Teach For America, the educational organization founded by Wendy Kopp, as a result of her senior thesis at Princeton, has been moderately successful since its founding in 1989. The organization hires recent college graduates from prestigious institutions, training them for the summer in a dorm-like setting and then placing them into low-income, traditionally underserved schools.

I say it has been moderately successful because the teachers are required to only commit for two years. The program has been successful in getting the brightest, most talented and energetic teachers into the classroom -- receiving 46,000 applicants for just 4,400 teaching slots last year -- but the problem is keeping them.

Perhaps they will address this issue with the $100 million they just received, according to the AP, to launch their first-ever endowment in hopes of making the grassroots organization a permanent fixture in education.





Teach for America has many vocal opponents -- particularly teachers' unions -- who are critical of the lack of experience of these new teachers who are put into classrooms without going through the traditional certification that requires years of training and advanced degrees.

Others offer more philosophical criticism: can recent Ivy League grads respond to the cultural differences of low-income, often inner-city or rural, largely African American student populations?

But Teach for America alums say the criticism is both unfounded and inaccurate.
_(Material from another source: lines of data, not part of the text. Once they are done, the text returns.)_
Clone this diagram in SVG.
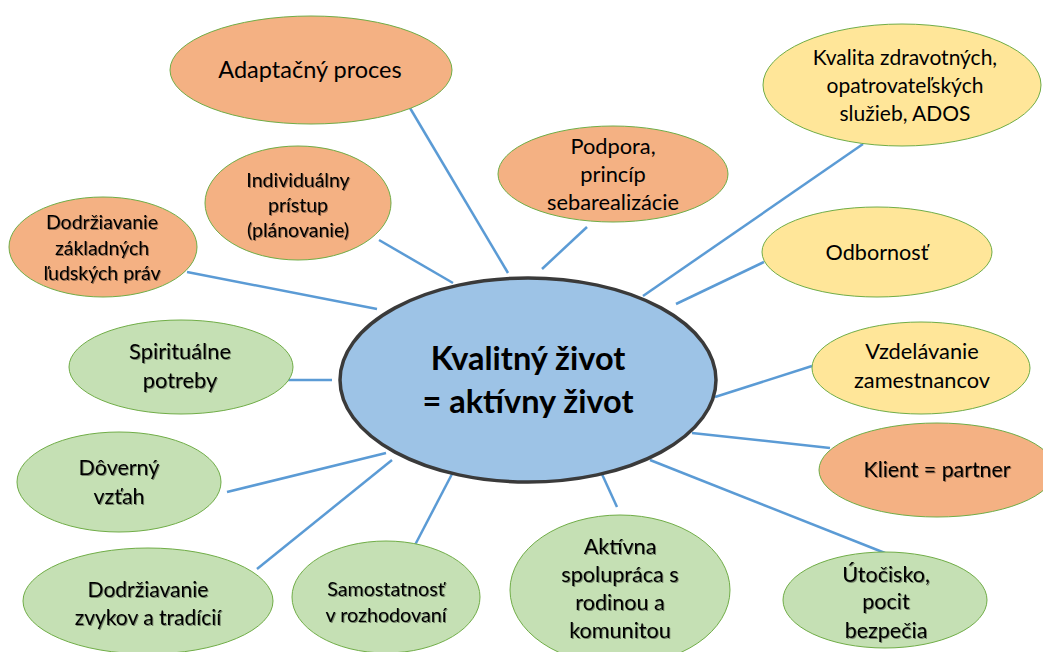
<svg xmlns="http://www.w3.org/2000/svg" width="1043" height="652" viewBox="0 0 1043 652">
<defs>
<filter id="sh" x="-10%" y="-10%" width="120%" height="130%">
<feDropShadow dx="1" dy="1" stdDeviation="0.6" flood-color="#000" flood-opacity="0.4"/>
</filter>
<style>
.n{stroke:#70AD47;stroke-width:1}
.o{fill:#F4B183}
.y{fill:#FFE699}
.g{fill:#C5E0B4}
.c{fill:#9DC3E6;stroke:#3A3A3A;stroke-width:3.5}
text{font-family:Lato,"Liberation Sans",sans-serif;fill:#000;text-anchor:middle}
.s{filter:url(#sh)}
.b{font-weight:bold;font-size:32.5px}
#links line{stroke:#5B9BD5;stroke-width:2.5}
</style>
</defs>
<rect width="1043" height="652" fill="#fff"/>
<g id="links">
<line x1="410" y1="108" x2="508" y2="273"/>
<line x1="379" y1="240" x2="453" y2="283"/>
<line x1="187" y1="272" x2="377" y2="309"/>
<line x1="587" y1="227" x2="542" y2="269"/>
<line x1="863" y1="144" x2="643" y2="296"/>
<line x1="764" y1="262" x2="676" y2="304"/>
<line x1="283" y1="380" x2="332" y2="380"/>
<line x1="227" y1="492" x2="386" y2="453"/>
<line x1="257" y1="569" x2="392" y2="460"/>
<line x1="415" y1="545" x2="452" y2="474"/>
<line x1="812" y1="366" x2="715" y2="397"/>
<line x1="830" y1="448" x2="692" y2="433"/>
<line x1="885" y1="553" x2="650" y2="460"/>
<line x1="617" y1="507" x2="601" y2="472"/>
</g>
<g id="center">
<ellipse class="c" cx="528" cy="380" rx="188" ry="102"/>
<text class="b" x="528" y="370">Kvalitný život</text>
<text class="b" x="528" y="413">= aktívny život</text>
</g>
<g id="adaptacny">
<ellipse class="n o" cx="311" cy="70" rx="141" ry="54"/>
<text x="310" y="78" font-size="23.5">Adaptačný proces</text>
</g>
<g id="individualny">
<ellipse class="n o" cx="298" cy="203" rx="93" ry="57"/>
<text class="s" font-size="19.5"><tspan x="298" y="187">Individuálny</tspan><tspan x="298" y="212">prístup</tspan><tspan x="298" y="237">(plánovanie)</tspan></text>
</g>
<g id="dodrziavanie-prav">
<ellipse class="n o" cx="103" cy="247" rx="94" ry="50"/>
<text class="s" font-size="19.5"><tspan x="102" y="229">Dodržiavanie</tspan><tspan x="102" y="255">základných</tspan><tspan x="102" y="280">ľudských práv</tspan></text>
</g>
<g id="podpora">
<ellipse class="n o" cx="613" cy="174" rx="115" ry="48"/>
<text font-size="21.8"><tspan x="613" y="154">Podpora,</tspan><tspan x="613" y="182">princíp</tspan><tspan x="613" y="210">sebarealizácie</tspan></text>
</g>
<g id="kvalita">
<ellipse class="n y" cx="902" cy="85" rx="139" ry="61"/>
<text font-size="21"><tspan x="905" y="65">Kvalita zdravotných,</tspan><tspan x="905" y="93">opatrovateľských</tspan><tspan x="905" y="121">služieb, ADOS</tspan></text>
</g>
<g id="odbornost">
<ellipse class="n y" cx="877" cy="252" rx="115" ry="45"/>
<text x="877" y="260" font-size="21.6">Odbornosť</text>
</g>
<g id="spiritualne">
<ellipse class="n g" cx="181" cy="367" rx="112" ry="47"/>
<text class="s" font-size="21.8"><tspan x="180" y="359">Spirituálne</tspan><tspan x="180" y="388">potreby</tspan></text>
</g>
<g id="doverny">
<ellipse class="n g" cx="119" cy="482" rx="102" ry="50"/>
<text class="s" font-size="21.5"><tspan x="119" y="475">Dôverný</tspan><tspan x="119" y="504">vzťah</tspan></text>
</g>
<g id="zvyky">
<ellipse class="n g" cx="148" cy="601" rx="125" ry="53"/>
<text class="s" font-size="21"><tspan x="148" y="597">Dodržiavanie</tspan><tspan x="148" y="625">zvykov a tradícií</tspan></text>
</g>
<g id="samostatnost">
<ellipse class="n g" cx="386" cy="597" rx="94" ry="56"/>
<text class="s" font-size="19.7"><tspan x="386" y="596">Samostatnosť</tspan><tspan x="386" y="622">v rozhodovaní</tspan></text>
</g>
<g id="aktivna">
<ellipse class="n g" cx="620" cy="590" rx="110" ry="75"/>
<text class="s" font-size="21.6"><tspan x="620" y="554">Aktívna</tspan><tspan x="620" y="582">spolupráca s</tspan><tspan x="620" y="610">rodinou a</tspan><tspan x="620" y="638">komunitou</tspan></text>
</g>
<g id="vzdelavanie">
<ellipse class="n y" cx="921" cy="368" rx="109" ry="46"/>
<text font-size="21.8"><tspan x="922" y="359">Vzdelávanie</tspan><tspan x="922" y="388">zamestnancov</tspan></text>
</g>
<g id="klient">
<ellipse class="n o" cx="937" cy="470" rx="118" ry="47"/>
<text class="s" x="937" y="477" font-size="21.3">Klient = partner</text>
</g>
<g id="utocisko">
<ellipse class="n g" cx="885" cy="600" rx="102" ry="48"/>
<text class="s" font-size="21.5"><tspan x="886" y="582">Útočisko,</tspan><tspan x="886" y="609">pocit</tspan><tspan x="886" y="638">bezpečia</tspan></text>
</g>
</svg>
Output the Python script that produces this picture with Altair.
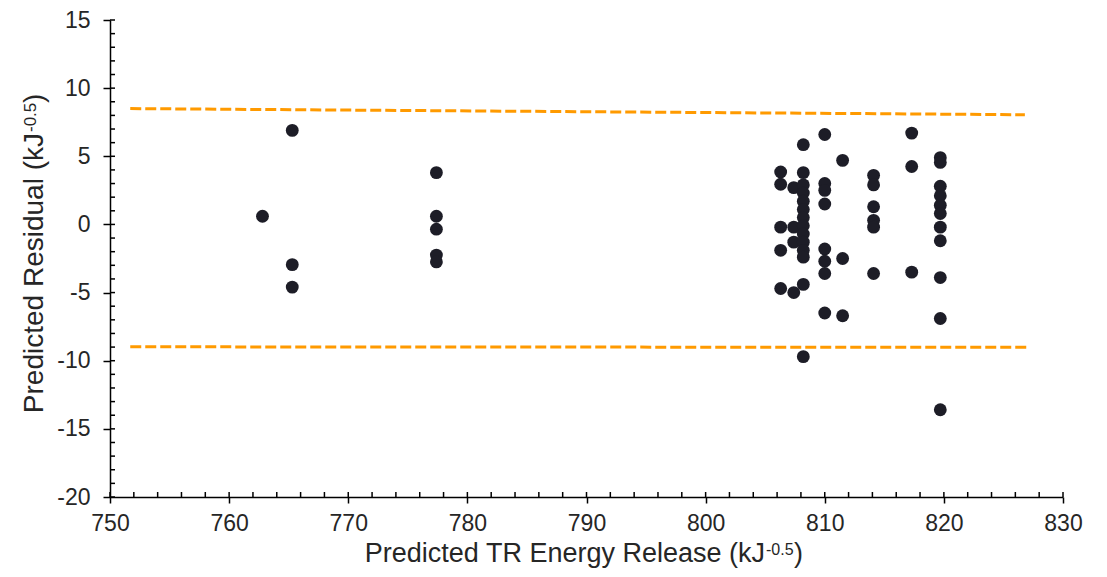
import altair as alt
import pandas as pd

# ---- data ----
pred_energy = [
    762.8,
    765.3, 765.3, 765.3,
    777.4, 777.4, 777.4, 777.4, 777.4,
    806.3, 806.3, 806.3, 806.3, 806.3,
    807.4, 807.4, 807.4, 807.4,
    808.2, 808.2, 808.2, 808.2, 808.2, 808.2, 808.2, 808.2, 808.2, 808.2, 808.2, 808.2, 808.2, 808.2,
    810.0, 810.0, 810.0, 810.0, 810.0, 810.0, 810.0, 810.0,
    811.5, 811.5, 811.5,
    814.1, 814.1, 814.1, 814.1, 814.1, 814.1,
    817.3, 817.3, 817.3,
    819.7, 819.7, 819.7, 819.7, 819.7, 819.7, 819.7, 819.7, 819.7, 819.7, 819.7,
]
residual = [
    0.6,
    6.9, -2.95, -4.6,
    3.8, 0.6, -0.35, -2.25, -2.75,
    3.85, 2.95, -0.2, -1.9, -4.7,
    2.7, -0.2, -1.3, -5.0,
    5.85, 3.8, 2.9, 2.3, 1.7, 1.1, 0.5, -0.1, -0.7, -1.3, -1.9, -2.4, -4.4, -9.7,
    6.6, 3.0, 2.5, 1.5, -1.8, -2.7, -3.6, -6.5,
    4.7, -2.5, -6.7,
    3.6, 2.9, 1.3, 0.3, -0.2, -3.6,
    6.7, 4.25, -3.5,
    4.9, 4.55, 2.8, 2.1, 1.4, 0.8, -0.2, -1.2, -3.9, -6.9, -13.6,
]

upper_x = [751.7, 826.8]
upper_y = [8.5, 8.05]
lower_x = [751.7, 827.2]
lower_y = [-8.98, -9.02]

x_major = [750, 760, 770, 780, 790, 800, 810, 820, 830]
y_major = [-20, -15, -10, -5, 0, 5, 10, 15]
x_minor = list(range(750, 831, 2))
y_minor = list(range(-20, 16, 1))

x_title = "Predicted TR Energy Release (kJ"
y_title = "Predicted Residual (kJ"
unit_sup = "-0.5"

# ---- chart ----
W, H = 953, 477
FONT = "Liberation Sans"
TXT = "#262626"
xscale = alt.Scale(domain=[750, 830], nice=False, zero=False)
yscale = alt.Scale(domain=[-20, 15], nice=False, zero=False)

xaxis = alt.Axis(values=x_major, title=None, grid=False, tickSize=6, tickWidth=1.5,
                 tickColor="black", domainColor="black", domainWidth=1.5,
                 labelFont=FONT, labelFontSize=23, labelColor=TXT, labelPadding=9,
                 labelFlush=False, labelExpr="'' + datum.value")
yaxis = alt.Axis(values=y_major, title=None, grid=False, tickSize=7, tickWidth=1.5,
                 tickColor="black", domainColor="black", domainWidth=1.5,
                 labelFont=FONT, labelFontSize=23, labelColor=TXT, labelPadding=13,
                 labelFlush=False, labelExpr="'' + datum.value")

pts = pd.DataFrame({"energy": pred_energy, "residual": residual})
points = alt.Chart(pts).mark_circle(size=165, color="#1d1d27", opacity=1).encode(
    x=alt.X("energy:Q", scale=xscale, axis=xaxis),
    y=alt.Y("residual:Q", scale=yscale, axis=yaxis),
)

lines_df = pd.DataFrame({
    "x": upper_x + lower_x,
    "y": upper_y + lower_y,
    "grp": ["upper"] * len(upper_x) + ["lower"] * len(lower_x),
})
limits = alt.Chart(lines_df).mark_line(color="#FF9A00", strokeWidth=3, strokeDash=[11, 4]).encode(
    x=alt.X("x:Q", scale=xscale, axis=xaxis),
    y=alt.Y("y:Q", scale=yscale, axis=yaxis),
    detail="grp:N",
)

xm = alt.Chart(pd.DataFrame({"v": x_minor})).mark_rule(color="black", strokeWidth=1.5).encode(
    x=alt.X("v:Q", scale=xscale, axis=xaxis),
    y=alt.value(H), y2=alt.value(H - 5),
)
ym = alt.Chart(pd.DataFrame({"v": y_minor})).mark_rule(color="black", strokeWidth=1.5).encode(
    y=alt.Y("v:Q", scale=yscale, axis=yaxis),
    x=alt.value(0), x2=alt.value(5),
)

one = pd.DataFrame({"a": [0]})
def txt(text, x, y, size, align, angle=0):
    return alt.Chart(one).mark_text(
        text=text, font=FONT, fontSize=size, color=TXT, align=align,
        baseline="alphabetic", angle=angle,
    ).encode(x=alt.value(x), y=alt.value(y))

xt_main = txt(x_title, 655, 542, 27, "right")
xt_sup = txt(unit_sup, 656, 535, 16, "left")
xt_par = txt(")", 684, 542, 27, "left")

yt_main = txt(y_title, -67, 113, 28, "right", angle=270)
yt_sup = txt(unit_sup, -74, 112, 17, "left", angle=270)
yt_par = txt(")", -67, 83, 28, "left", angle=270)

chart = alt.layer(
    points, limits, xm, ym, xt_main, xt_sup, xt_par, yt_main, yt_sup, yt_par
).properties(
    width=W, height=H,
    padding={"left": 102, "top": 12, "right": 36, "bottom": 72},
    autosize=alt.AutoSizeParams(type="none"),
    background="white",
).configure_view(stroke=None)

chart.save("out.html", embed_options={"renderer": "svg", "actions": False})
Ayanna Taylor, a Teach for America alum, and graduate of The University of Pennsylvania, worked for 10 years in the classroom, and continues to work as a consultant for public and charter schools around the country. Other alums she said went through the program continue to teach and work in other areas of education reform.

Have critics compiled statistics on the number of traditionally trained teachers who stay on after two years? Or elect to work in traditionally underfunded schools?

"Teach for America changed the concept of what a teacher could be," says Taylor. "Teachers were put into classrooms with extensive knowledge of their content area. It also gave the teaching profession some cachet -- to have Ivy League grads decide to earn $25,000 a year and many of them stayed with the profession after the two year requirement."

According to statistics from Teach for America, 10 percent of alumni are still teaching or are working in the trenches for education reform. It points to studies that show its teachers are at least as effective as those who enter the teaching profession in more traditional ways.

The idea of an endowment started with philanthropist Eli Broad, who pledged $25 million from his Eli and Edythe Broad Foundation and encouraged others to commit to the project. Three more foundations stepped up with matching funds: the Laura and John Arnold Foundation, the Robertson Foundation and philanthropists Steve and Sue Mandel.

Right now the organization gets its budget from nonprofits, corporations and federal grants, but it's a shaky way to depend on funding each year. With the increased funding, the organization hopes to double the number of teachers and increase the amount of communities they serve from 39 to 60.

What critics often miss in talking about Teach for America is that it offers some poorly underserved schools some of the brightest minds in the country. If Teach for America combines that with proper training, the increased funding will likely keep the program around for a while and it will be a force to be reckoned with.